О жизни, еврейской и вообще
Простая вроде бы вещь — эмигрантская еврейская печать хочет рассказать читателям о еврейской жизни на родине. Рассказать, воздерживаясь от эмоций и оценок, дать сухую информацию: происходит то‑то и то‑то. Но даже сейчас от эмоциональной реакции — положительной или отрицательной — удержаться невозможно, мы же живые люди, а не автоматы по усвоению данных. Какие‑то акценты сместились, на что‑то с расстояния столетнего исторического опыта мы смотрим иначе, нежели современники. Тем более что мы знаем, чем закончились те или иные проекты и как оправдались те или иные надежды.
Например, в 1923 году в разделе о еврейской жизни в России и на Украине (да, тогда ни у кого не вызывало сомнений, что Россия и Украина — единое целое) есть сообщение о состоянии здоровья раввина Мазе: мол, оно улучшается. Яков Исаевич Мазе — личность известная, главный раввин Москвы, который на процессе Бейлиса выступал в качестве эксперта по еврейским религиозным текстам и внес неоценимый вклад в опровержение позиции обвинителей и доказательство ложности обвинения. Тень дела Бейлиса мелькает и в этом информационном отчете.
Кстати, именно раввин Мазе был автором знаменитой фразы: «Революцию делают Троцкие, а расплачиваются за нее Бронштейны». Увы, улучшение его здоровья оказалось лишь временным, в 1924 году р. Мазе скончался.
А к новому рассмотрению дела Бейлиса, его причин и последствий призывал адвокат Зарудный. Сейчас его помнят в основном историки, между тем Александр Сергеевич Зарудный был личностью весьма примечательной.
Защитник на процессе лейтенанта Шмидта, пламенный и весьма компетентный обличитель антисемитов в деле Бейлиса, министр юстиции Временного правительства в 1917 году, в 1923‑м он предлагает вспомнить дело Бейлиса, поскольку антисемитизм не изжит. Однако в ответ пока еще вежливо, но твердо ему указывают: все обстоятельства дела давно известны, нечего ворошить старое. Любопытно, что окрик этот исходит не от советских структур, а от некоей «киевской газеты».
Заслуживают внимания и эксперименты советской власти в области языковой политики. В 1923 году многим хотелось верить, что вот‑вот все наладится, наконец решатся вековые наболевшие вопросы — социальные, политические и национальные. Недостатка в соответствующих декларациях не было.

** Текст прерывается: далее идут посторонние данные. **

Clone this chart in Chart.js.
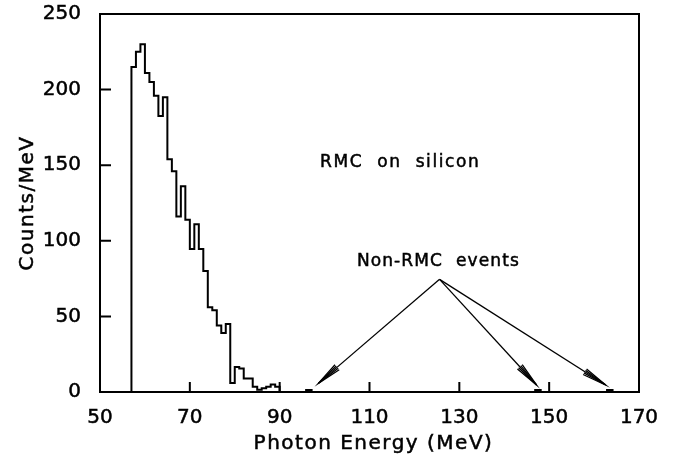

Один из непременных их пунктов — предоставить всем нациям широкие возможности для развития культур на национальных языках.
Как это сделать, новая власть не очень представляла, но декларацию надо было отрабатывать, так или иначе создавая альтернативу национальным движениям. Поэтому в первые годы советской власти национальные языки внедрялись повсеместно, и совслужащих обязывали спешно их изучать на местах, для чего организовывались соответствующие курсы.

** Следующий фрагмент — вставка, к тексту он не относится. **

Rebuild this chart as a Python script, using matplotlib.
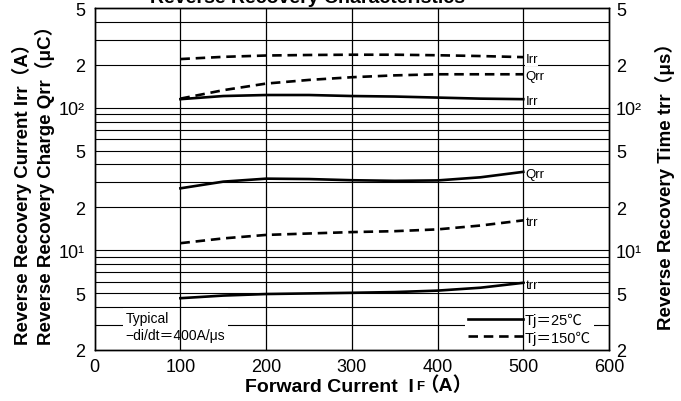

Особенно интенсивно это происходило на Украине. Невзирая на какие‑либо аргументы, например заявление ученого‑историка, что он в совершенстве владеет украинским и имеет публикации на этом языке, на основании русского происхождения его все равно направляли на курсы, где деревенская учительница сурово воспитывала его согласно требованиям текущего политического момента.
В Белоруссии официальными языками были объявлены русский, белорусский и идиш. К каким интересным последствиям это привело, неизвестно. Похоже, такого рода эксперименты быстро свернули. Но стоит отметить, что они имели место и идиш в них фигурировал.
В последующие десятилетия языковая политика претерпела метаморфозы, в том числе с противоположным знаком: от изучения — к навязыванию языкам несвойственных им черт, включая попытки перевода языков Кавказа и Дагестана (сюда же и горско‑еврейский) на латиницу, а например, финского языка в Карелии — на кириллицу.
Грустная же история про идиш и иврит в советской науке и культуре нашим читателям в целом знакома.